_Aim of the exercise_
Retype exactly the lines from the first one through the line with "plt.rcParams['font.family'] = ['Liberation", including both ends; skip any pictures.

_Supplied material_
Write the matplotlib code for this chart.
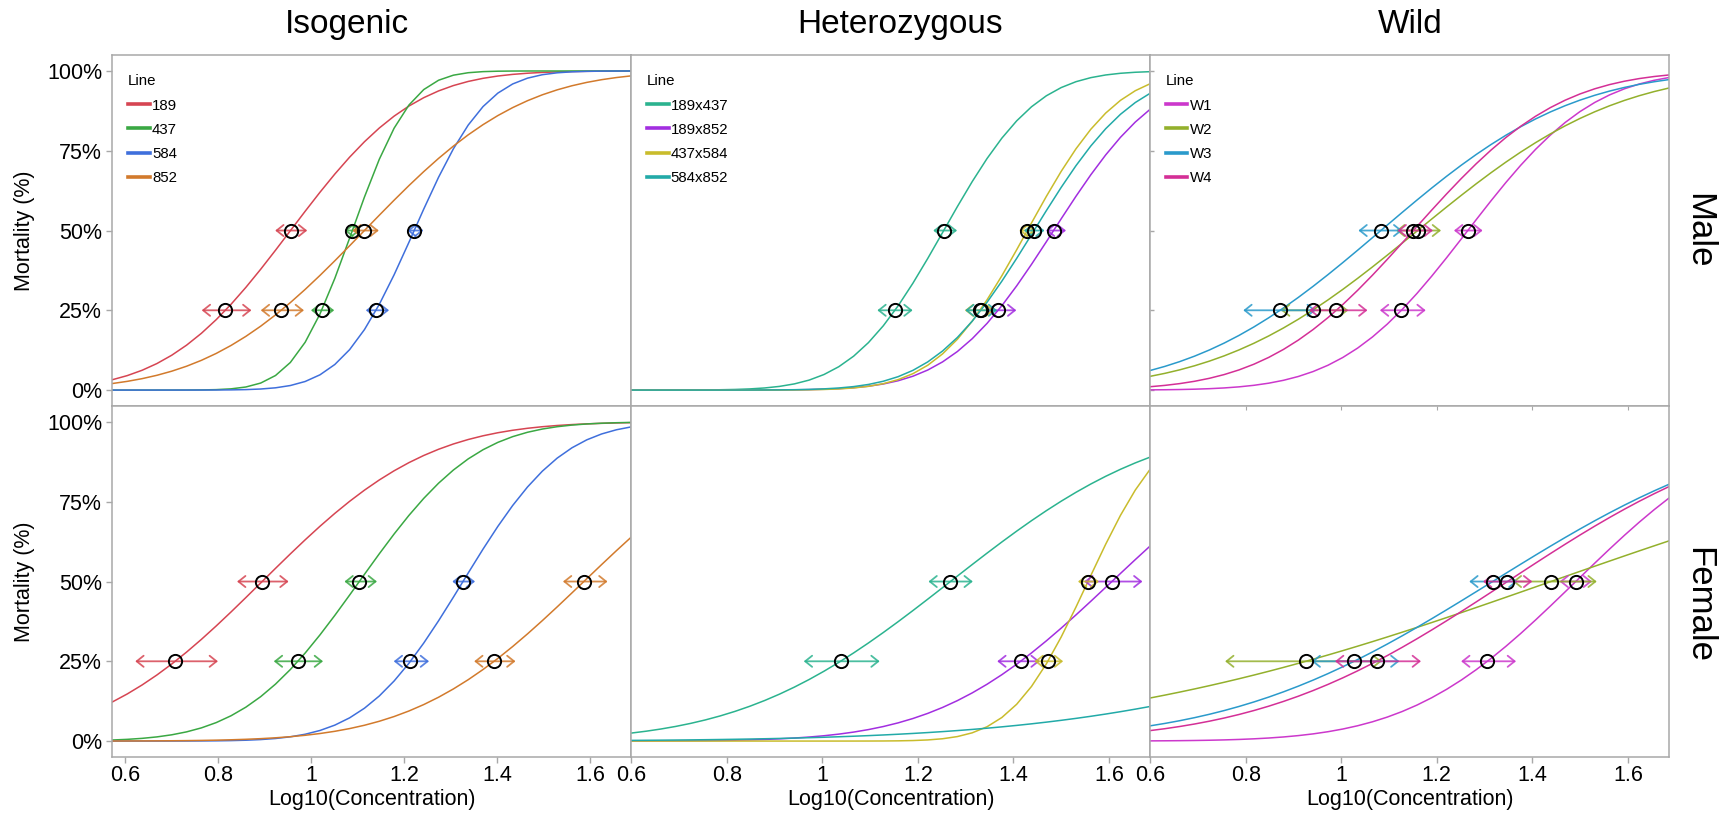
import math
import numpy as np
import matplotlib
matplotlib.use("Agg")
import matplotlib.pyplot as plt
from matplotlib.lines import Line2D

plt.rcParams['font.family'] = ['Liberation Sans', 'DejaVu Sans']

# probit fits: LC25 / LC50 on log10 scale, with confidence limits
iso_lines = ["189", "437", "584", "852"]
iso_colors = ["#d64552", "#3aa843", "#3f6fdc", "#d27a2c"]
iso_male_lc50 = [0.955, 1.088, 1.221, 1.114]
iso_male_lc50_ci = [(0.922, 0.991), (1.071, 1.105), (1.206, 1.241), (1.088, 1.145)]
iso_male_lc25 = [0.815, 1.022, 1.139, 0.935]
iso_male_lc25_ci = [(0.764, 0.871), (0.999, 1.049), (1.117, 1.167), (0.891, 0.984)]
iso_female_lc50 = [0.894, 1.103, 1.326, 1.586]
iso_female_lc50_ci = [(0.840, 0.951), (1.071, 1.141), (1.303, 1.352), (1.541, 1.637)]
iso_female_lc25 = [0.707, 0.971, 1.213, 1.393]
iso_female_lc25_ci = [(0.621, 0.799), (0.919, 1.025), (1.177, 1.253), (1.350, 1.439)]

het_lines = ["189x437", "189x852", "437x584", "584x852"]
het_colors = ["#2bb38f", "#a22ee0", "#c9bc2c", "#22aaa8"]
het_male_lc50 = [1.254, 1.484, 1.429, 1.443]
het_male_lc50_ci = [(1.232, 1.282), (1.468, 1.510), (1.412, 1.446), (1.422, 1.465)]
het_male_lc25 = [1.152, 1.368, 1.330, 1.332]
het_male_lc25_ci = [(1.115, 1.189), (1.345, 1.406), (1.298, 1.360), (1.299, 1.366)]
het_female_lc50 = [1.268, 1.606, 1.556, 2.51]
het_female_lc50_ci = [(1.222, 1.315), (1.548, 1.670), (1.535, 1.579), (np.nan, np.nan)]
het_female_lc25 = [1.038, 1.415, 1.472, 2.06]
het_female_lc25_ci = [(0.961, 1.120), (1.366, 1.455), (1.444, 1.504), (np.nan, np.nan)]

wild_lines = ["W1", "W2", "W3", "W4"]
wild_colors = ["#cc38cc", "#93b02c", "#2a9acb", "#d42f96"]
wild_male_lc50 = [1.265, 1.160, 1.083, 1.151]
wild_male_lc50_ci = [(1.236, 1.296), (1.115, 1.209), (1.036, 1.128), (1.118, 1.192)]
wild_male_lc25 = [1.126, 0.940, 0.872, 0.990]
wild_male_lc25_ci = [(1.081, 1.177), (0.874, 1.015), (0.795, 0.947), (0.933, 1.055)]
wild_female_lc50 = [1.491, 1.439, 1.317, 1.348]
wild_female_lc50_ci = [(1.457, 1.525), (1.359, 1.535), (1.268, 1.369), (1.297, 1.400)]
wild_female_lc25 = [1.306, 0.926, 1.027, 1.074]
wild_female_lc25_ci = [(1.251, 1.366), (0.757, 1.085), (0.938, 1.122), (0.987, 1.167)]

col_titles = ["Isogenic", "Heterozygous", "Wild"]
row_titles = ["Male", "Female"]
x_limits = [(0.572, 1.688), (0.6, 1.686), (0.6, 1.686)]
x_ticks = [0.6, 0.8, 1.0, 1.2, 1.4, 1.6]
x_ticklabels = ["0.6", "0.8", "1", "1.2", "1.4", "1.6"]
y_ticks = [0, 25, 50, 75, 100]
y_ticklabels = ["0%", "25%", "50%", "75%", "100%"]

columns = [
    (iso_lines, iso_colors,
     [(iso_male_lc25, iso_male_lc25_ci, iso_male_lc50, iso_male_lc50_ci),
      (iso_female_lc25, iso_female_lc25_ci, iso_female_lc50, iso_female_lc50_ci)]),
    (het_lines, het_colors,
     [(het_male_lc25, het_male_lc25_ci, het_male_lc50, het_male_lc50_ci),
      (het_female_lc25, het_female_lc25_ci, het_female_lc50, het_female_lc50_ci)]),
    (wild_lines, wild_colors,
     [(wild_male_lc25, wild_male_lc25_ci, wild_male_lc50, wild_male_lc50_ci),
      (wild_female_lc25, wild_female_lc25_ci, wild_female_lc50, wild_female_lc50_ci)]),
]

Z25 = 0.6744898
erf = np.vectorize(math.erf)


def probit_curve(x, lc25, lc50):
    sigma = (lc50 - lc25) / Z25
    return 50.0 * (1.0 + erf((x - lc50) / (sigma * math.sqrt(2.0))))


frame_col = "#a8a8a8"
fig = plt.figure(figsize=(17.3, 8.14), dpi=100)
axes = fig.subplots(2, 3, sharey=True, gridspec_kw=dict(wspace=0, hspace=0))
fig.subplots_adjust(left=0.065, right=0.9647, top=0.9324, bottom=0.070)

for c, (names, colors, rows) in enumerate(columns):
    for r, (lc25, lc25_ci, lc50, lc50_ci) in enumerate(rows):
        ax = axes[r, c]
        x0, x1 = x_limits[c]
        xs = np.linspace(x0, x1, 36)
        for i in range(len(names)):
            ax.plot(xs, probit_curve(xs, lc25[i], lc50[i]), color=colors[i], lw=1.1, zorder=2)
        for i in range(len(names)):
            for lvl, ci in ((25, lc25_ci[i]), (50, lc50_ci[i])):
                if np.isnan(ci[0]):
                    continue
                ax.annotate("", xy=(ci[1], lvl), xytext=(ci[0], lvl),
                            arrowprops=dict(arrowstyle="<->,head_length=0.5,head_width=0.4",
                                            color=colors[i], lw=1.3, alpha=0.85,
                                            shrinkA=0, shrinkB=0, mutation_scale=10),
                            zorder=3)
            ax.plot([lc25[i], lc50[i]], [25, 50], ls="none", marker="o", ms=9.5,
                    mfc="none", mec="black", mew=1.4, zorder=4)

        ax.set_xlim(x0, x1)
        ax.set_ylim(-5, 105)
        for sp in ax.spines.values():
            sp.set_color(frame_col)
            sp.set_linewidth(1.1)
        ax.tick_params(colors=frame_col, labelcolor="black", labelsize=15.5, length=4, width=1)
        ax.set_xticks(x_ticks)
        if r == 0:
            ax.tick_params(axis="x", bottom=False, labelbottom=False)
            ax.legend(handles=[Line2D([], [], color=col, lw=2.6) for col in colors],
                      labels=names, title="Line", loc="upper left",
                      bbox_to_anchor=(0.03, 0.945), frameon=False, fontsize=10.8,
                      title_fontsize=10.8, handlelength=1.45, handletextpad=0.15,
                      labelspacing=0.68, alignment="left", borderaxespad=0, borderpad=0)
        else:
            ax.set_xticklabels(x_ticklabels)
            ax.tick_params(axis="x", pad=2)
            ax.set_xlabel("Log10(Concentration)", fontsize=15.5)
            ax.xaxis.set_label_coords(0.5, -0.09)
        if c == 0:
            ax.set_yticks(y_ticks)
            ax.set_yticklabels(y_ticklabels)
            ax.set_ylabel("Mortality (%)", fontsize=15.5)
            ax.yaxis.set_label_coords(-0.15, 0.5)
        else:
            ax.tick_params(axis="y", left=False, labelleft=False)

# faint inner ticks on the wild panels
axes[0, 2].tick_params(axis="y", left=True, direction="in", length=3)
top_ax = axes[1, 2].secondary_xaxis("top")
top_ax.set_xticks(x_ticks[1:])
top_ax.tick_params(direction="in", length=3, colors=frame_col, labeltop=False)
top_ax.spines["top"].set_visible(False)

# column and row headings
title_x = [0.2003, 0.5204, 0.8150]
for c, title in enumerate(col_titles):
    fig.text(title_x[c], 0.9705, title, ha="center", va="center", fontsize=24)
row_y = [0.7168, 0.2572]
for r, title in enumerate(row_titles):
    fig.text(0.982, row_y[r], title, ha="center", va="center",
             rotation=270, fontsize=25)

fig.savefig("out.png", dpi=100)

_Result_
Write the matplotlib code for this chart.
import math
import numpy as np
import matplotlib
matplotlib.use("Agg")
import matplotlib.pyplot as plt
from matplotlib.lines import Line2D

plt.rcParams['font.family'] = ['Liberation Sans', 'DejaVu Sans']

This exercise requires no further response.